You have to look very closely.
Blood being carried from the side of Jesus by the dove and landing right on the sinner’s
face and heart.
Can you see it?
And the blood being carried from Jesus to you.
This is the theology of the gospel.
This is the theology of the Reformation.
There was a time when Luther was writing, in this essay, it’s called Against the Heavenly
Prophets.
It’s a wonderful thing.
You should steal it from my library and read it.
And he says we have to distinguish between these two things, between the winning of
forgiveness and the delivery of forgiveness.
The forgiveness of sins is won
once for all by the death of Jesus on the cross.
There he was sacrificed in
your place as your substitute,
as the propitiation.
That means the sacrifice that takes
away God’s anger and makes him happy.
The forgiveness of sins was won
by the death of Jesus on the cross,
but it’s distributed not from the cross,
it’s distributed in the word.
The word read,
the Word preached, the Word sung, the Word remembered. It’s distributed in the Word
with the water in holy baptism and the bread and the wine and the body and the
blood and there Jesus gets his victory, his crucifixion, his triumph over death
and the devil.

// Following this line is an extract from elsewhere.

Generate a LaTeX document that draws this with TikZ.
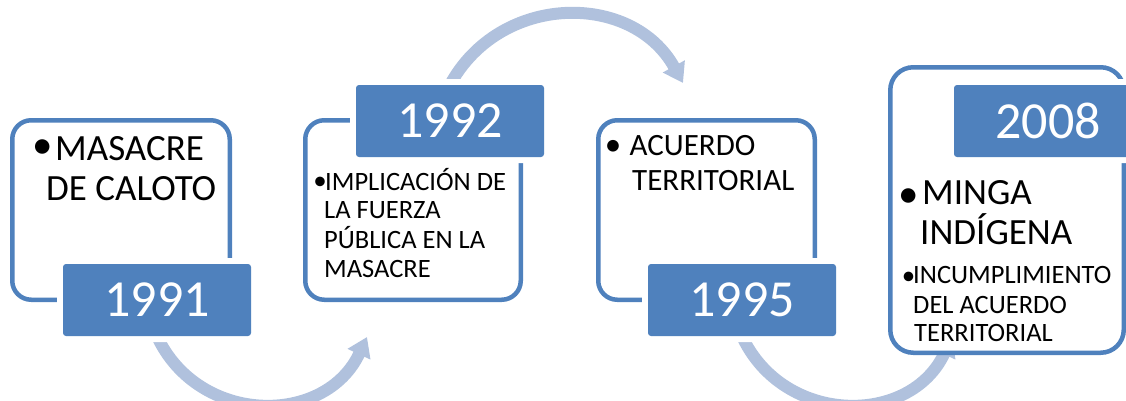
\documentclass[tikz,border=0pt]{standalone}
\usepackage{fontspec}
\setmainfont{Carlito}
\usetikzlibrary{arrows.meta}
\pgfdeclarelayer{background}
\pgfsetlayers{background,main}
\definecolor{boxblue}{RGB}{79,129,189}
\definecolor{arcblue}{RGB}{176,193,221}
\tikzset{
  textbox/.style={draw=boxblue, line width=4.5pt, fill=white, rounded corners=19pt, inner sep=0pt},
  yearbox/.style={fill=boxblue, rounded corners=3pt, minimum width=188pt, minimum height=72pt,
    inner sep=0pt, text=white, font=\fontsize{52}{52}\selectfont,
    preaction={draw=white, line width=12pt}},
  flow/.style={draw=arcblue, line width=12pt, -{Triangle[width=24pt,length=19pt]}},
  txtL/.style={anchor=base west, inner sep=0pt, font=\fontsize{37}{40}\selectfont},
  txtM/.style={anchor=base west, inner sep=0pt, font=\fontsize{31}{35}\selectfont},
  txtS/.style={anchor=base west, inner sep=0pt, font=\fontsize{26.5}{29}\selectfont},
  bulL/.style={anchor=center, inner sep=0pt, font=\fontsize{41}{41}\selectfont},
  bulM/.style={anchor=center, inner sep=0pt, font=\fontsize{33}{33}\selectfont},
  bulS/.style={anchor=center, inner sep=0pt, font=\fontsize{27}{27}\selectfont},
}
\begin{document}
\begin{tikzpicture}[x=1pt,y=1pt]
\useasboundingbox (0,0) rectangle (1126,400);
% text boxes
\node[textbox, minimum width=217.5pt, minimum height=179.5pt] (t1) at (121,190) {};
\node[textbox, minimum width=215.5pt, minimum height=179.5pt] (t2) at (413,190) {};
\node[textbox, minimum width=216.5pt, minimum height=179.5pt] (t3) at (706.5,190) {};
\node[textbox, minimum width=233.5pt, minimum height=285.5pt, rounded corners=23pt] (t4) at (1007,190) {};
% year boxes
\node[yearbox] (y1991) at (157,100) {1991};
\node[yearbox] (y1992) at (450,279) {1992};
\node[yearbox] (y1995) at (742,100) {1995};
\node[yearbox] (y2008) at (1048,279) {2008};
% arrow tips
\coordinate (tip1) at (367,63);
\coordinate (tip2) at (683,317);
\coordinate (tip3) at (952,63);
% flow arcs (behind boxes)
\begin{pgfonlayer}{background}
\draw[flow] (y1991.south) to[out=-65, in=-115, looseness=1.2] (tip1);
\draw[flow] (y1992.north) to[out=61.5, in=119, looseness=1.15] (tip2);
\draw[flow] (y1995.south) to[out=-65, in=-115, looseness=1.2] (tip3);
\end{pgfonlayer}
% box 1 text
\node[bulL] (b1) at (42.5,250.5) {•};
\node[txtL] (l1a) at (55,240) {MASACRE};
\node[txtL] (l1b) at (46,200) {DE CALOTO};
% box 2 text
\node[bulS] (b2) at (320,217) {•};
\node[txtS] (l2a) at (325,210) {IMPLICACIÓN DE};
\node[txtS] (l2b) at (324,181.7) {LA FUERZA};
\node[txtS] (l2c) at (324,151.7) {PÚBLICA EN LA};
\node[txtS] (l2d) at (324,122.7) {MASACRE};
% box 3 text
\node[bulM] (b3) at (613,252.5) {•};
\node[txtM] (l3a) at (629.5,245) {ACUERDO};
\node[txtM] (l3b) at (632,210) {TERRITORIAL};
% box 4 text
\node[bulL] (b4) at (909,202) {•};
\node[txtL] (l4a) at (922,196) {MINGA};
\node[txtL] (l4b) at (920,156) {INDÍGENA};
\node[bulS] (b5) at (908.5,122) {•};
\node[txtS] (l4c) at (913,116.7) {INCUMPLIMIENTO};
\node[txtS] (l4d) at (913,86.7) {DEL ACUERDO};
\node[txtS] (l4e) at (914,58.3) {TERRITORIAL};
\end{tikzpicture}
\end{document}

There he gets it to you so that you are clothed in the righteousness
of Christ. You are covered in the blood of the Lamb that washes away all sin. You are
declared righteous and holy in the name of Jesus. You are no longer driven by sin and
death and the devil, you’re set free from these things. You have Jesus and Jesus has
you. And this is the greatest news of all. There is, dear saints, nothing to be afraid
of. In death, Jesus has conquered death. In sin, Jesus forgives your sin. Of the devil,
You know, He’s been triumphed over by His death on the cross.
And this is our confidence and our peace.
Jesus is the Lamb of God who takes away the sin of the world.
God be praised, amen.
And the peace of God, which guards your hearts and minds through the blood of Christ, keep
you in His eternal promises to life everlasting. Amen.